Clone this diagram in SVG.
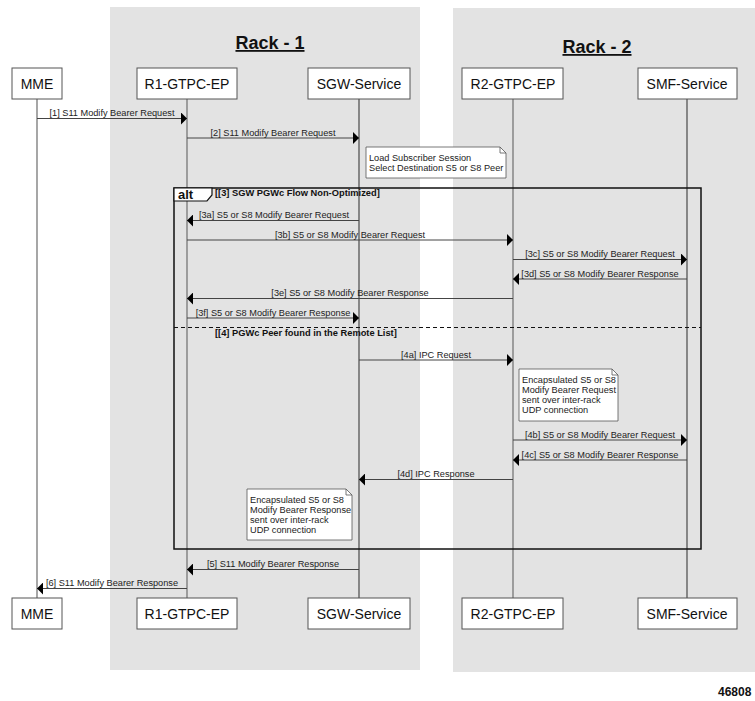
<svg xmlns="http://www.w3.org/2000/svg" width="755" height="701" viewBox="0 0 755 701">
<defs>
<style>
.rack{fill:#e3e3e3;}
.rt{font-family:"Liberation Sans",Arial,sans-serif;font-weight:bold;font-size:18px;fill:#111;text-decoration:underline;}
.box{fill:#fff;stroke:#555;stroke-width:1;}
.bt{font-family:"Liberation Sans",Arial,sans-serif;font-size:14px;fill:#111;text-anchor:middle;}
.life{stroke:#777;stroke-width:1.3;fill:none;}
.msg{stroke:#444;stroke-width:1;fill:none;}
.ml{font-family:"Liberation Sans",Arial,sans-serif;font-size:9.2px;fill:#222;text-anchor:middle;}
.note{fill:#fff;stroke:#555;stroke-width:0.8;}
.nt{font-family:"Liberation Sans",Arial,sans-serif;font-size:9.2px;fill:#222;}
.frame{fill:none;stroke:#111;stroke-width:1.5;}
.fl{font-family:"Liberation Sans",Arial,sans-serif;font-size:9.3px;font-weight:bold;fill:#111;}
</style>
<marker id="ah" markerWidth="7" markerHeight="12" refX="6" refY="6" orient="auto" markerUnits="userSpaceOnUse">
<path d="M0,0 L6,6 L0,12 Z" fill="#000"/>
</marker>
</defs>
<rect width="755" height="701" fill="#fff"/>
<g id="rack1">
<rect class="rack" x="110" y="7" width="310" height="663"/>
<text class="rt" x="270" y="49" text-anchor="middle">Rack - 1</text>
</g>
<g id="rack2">
<rect class="rack" x="453" y="8" width="302" height="664"/>
<text class="rt" x="597" y="53" text-anchor="middle">Rack - 2</text>
</g>
<g id="lifelines">
<line class="life" x1="37" y1="99" x2="37" y2="598"/>
<line class="life" x1="187" y1="99" x2="187" y2="598"/>
<line class="life" x1="359" y1="99" x2="359" y2="598" style="stroke:#555"/>
<line class="life" x1="513" y1="99" x2="513" y2="598"/>
<line class="life" x1="687" y1="99" x2="687" y2="598" style="stroke:#555"/>
</g>
<g id="MME">
<rect class="box" x="12" y="68" width="50" height="31"/><text class="bt" x="37" y="89">MME</text>
<rect class="box" x="12" y="598" width="50" height="31"/><text class="bt" x="37" y="619">MME</text>
</g>
<g id="R1-GTPC-EP">
<rect class="box" x="137" y="68" width="100" height="31"/><text class="bt" x="187" y="89">R1-GTPC-EP</text>
<rect class="box" x="137" y="598" width="100" height="31"/><text class="bt" x="187" y="619">R1-GTPC-EP</text>
</g>
<g id="SGW-Service">
<rect class="box" x="308" y="68" width="102" height="31"/><text class="bt" x="359" y="89">SGW-Service</text>
<rect class="box" x="308" y="598" width="102" height="31"/><text class="bt" x="359" y="619">SGW-Service</text>
</g>
<g id="R2-GTPC-EP">
<rect class="box" x="462" y="68" width="101" height="31"/><text class="bt" x="513" y="89">R2-GTPC-EP</text>
<rect class="box" x="462" y="598" width="101" height="31"/><text class="bt" x="513" y="619">R2-GTPC-EP</text>
</g>
<g id="SMF-Service">
<rect class="box" x="638" y="68" width="99" height="31"/><text class="bt" x="687" y="89">SMF-Service</text>
<rect class="box" x="638" y="598" width="99" height="31"/><text class="bt" x="687" y="619">SMF-Service</text>
</g>
<g id="alt-frame">
<rect class="frame" x="174" y="188" width="527" height="361"/>
<path d="M174,188 L212,188 L212,195 L207,201 L174,201 Z" fill="#fff" stroke="#111" stroke-width="1.2"/>
<text x="178" y="199" style="font-family:'Liberation Sans',Arial,sans-serif;font-size:13px;font-weight:bold;fill:#111">alt</text>
<text class="fl" x="215" y="196">[[3] SGW PGWc Flow Non-Optimized]</text>
<line x1="174" y1="327.5" x2="701" y2="327.5" stroke="#111" stroke-width="1.2" stroke-dasharray="4,3"/>
<text class="fl" x="215" y="336">[[4] PGWc Peer found in the Remote List]</text>
</g>
<g id="note1">
<path class="note" d="M366,147 L500,147 L506,153 L506,178 L366,178 Z"/>
<path d="M500,147 L500,153 L506,153" fill="none" stroke="#555" stroke-width="0.8"/>
<text class="nt" x="369" y="161">Load Subscriber Session</text>
<text class="nt" x="369" y="171">Select Destination S5 or S8 Peer</text>
</g>
<g id="note2">
<path class="note" d="M519,369 L612,369 L618,375 L618,421 L519,421 Z"/>
<path d="M612,369 L612,375 L618,375" fill="none" stroke="#555" stroke-width="0.8"/>
<text class="nt" x="522" y="383">Encapsulated S5 or S8</text>
<text class="nt" x="522" y="393">Modify Bearer Request</text>
<text class="nt" x="522" y="403">sent over inter-rack</text>
<text class="nt" x="522" y="413">UDP connection</text>
</g>
<g id="note3">
<path class="note" d="M247,489 L346,489 L352,495 L352,540 L247,540 Z"/>
<path d="M346,489 L346,495 L352,495" fill="none" stroke="#555" stroke-width="0.8"/>
<text class="nt" x="250" y="503">Encapsulated S5 or S8</text>
<text class="nt" x="250" y="513">Modify Bearer Response</text>
<text class="nt" x="250" y="523">sent over inter-rack</text>
<text class="nt" x="250" y="533">UDP connection</text>
</g>
<g id="connectors">
<line class="msg" x1="37" y1="118.5" x2="187" y2="118.5" marker-end="url(#ah)"/>
<text class="ml" x="112" y="116">[1] S11 Modify Bearer Request</text>
<line class="msg" x1="187" y1="138" x2="359" y2="138" marker-end="url(#ah)"/>
<text class="ml" x="273" y="135.5">[2] S11 Modify Bearer Request</text>
<line class="msg" x1="359" y1="220.5" x2="187" y2="220.5" marker-end="url(#ah)"/>
<text class="ml" x="274" y="218">[3a] S5 or S8 Modify Bearer Request</text>
<line class="msg" x1="187" y1="240" x2="513" y2="240" marker-end="url(#ah)"/>
<text class="ml" x="350" y="237.5">[3b] S5 or S8 Modify Bearer Request</text>
<line class="msg" x1="513" y1="259.5" x2="687" y2="259.5" marker-end="url(#ah)"/>
<text class="ml" x="600" y="257">[3c] S5 or S8 Modify Bearer Request</text>
<line class="msg" x1="687" y1="279" x2="513" y2="279" marker-end="url(#ah)"/>
<text class="ml" x="600" y="276.5">[3d] S5 or S8 Modify Bearer Response</text>
<line class="msg" x1="513" y1="298.5" x2="187" y2="298.5" marker-end="url(#ah)"/>
<text class="ml" x="350" y="296">[3e] S5 or S8 Modify Bearer Response</text>
<line class="msg" x1="187" y1="318" x2="359" y2="318" marker-end="url(#ah)"/>
<text class="ml" x="273" y="315.5">[3f] S5 or S8 Modify Bearer Response</text>
<line class="msg" x1="359" y1="360" x2="513" y2="360" marker-end="url(#ah)"/>
<text class="ml" x="436" y="357.5">[4a] IPC Request</text>
<line class="msg" x1="513" y1="440" x2="687" y2="440" marker-end="url(#ah)"/>
<text class="ml" x="600" y="437.5">[4b] S5 or S8 Modify Bearer Request</text>
<line class="msg" x1="687" y1="460" x2="513" y2="460" marker-end="url(#ah)"/>
<text class="ml" x="600" y="457.5">[4c] S5 or S8 Modify Bearer Response</text>
<line class="msg" x1="513" y1="479.5" x2="359" y2="479.5" marker-end="url(#ah)"/>
<text class="ml" x="436" y="477">[4d] IPC Response</text>
<line class="msg" x1="359" y1="569.5" x2="187" y2="569.5" marker-end="url(#ah)"/>
<text class="ml" x="273" y="567">[5] S11 Modify Bearer Response</text>
<line class="msg" x1="187" y1="588.5" x2="37" y2="588.5" marker-end="url(#ah)"/>
<text class="ml" x="112" y="586">[6] S11 Modify Bearer Response</text>
</g>
<text x="718" y="696" style="font-family:'Liberation Sans',Arial,sans-serif;font-size:12px;font-weight:bold;fill:#111">46808</text>
</svg>
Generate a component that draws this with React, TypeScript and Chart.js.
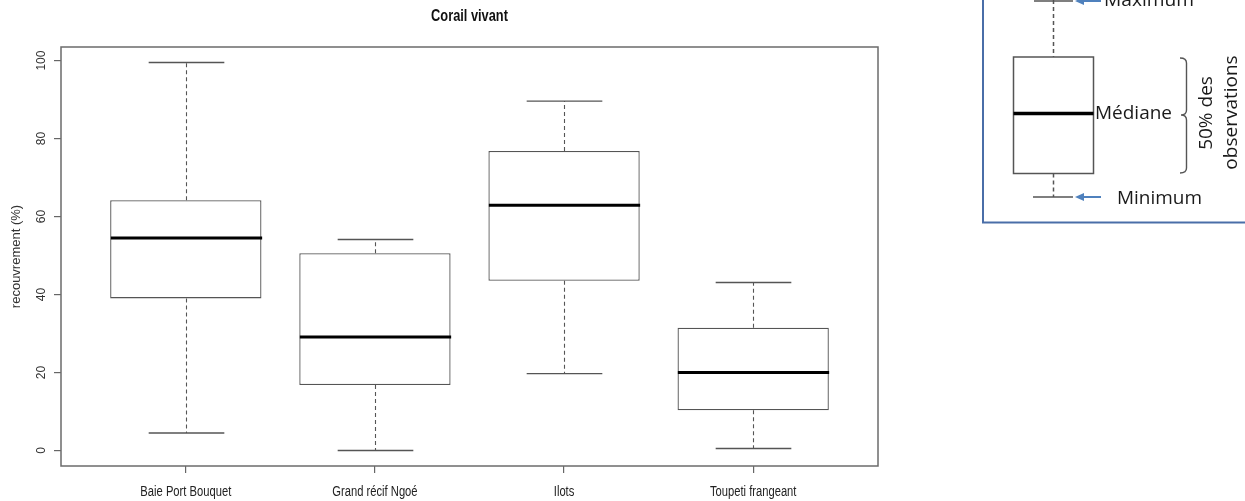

----

Problem to work on: In the listing above, how many lines hold the word "this"? Give the number and nothing more.

Written reply: 2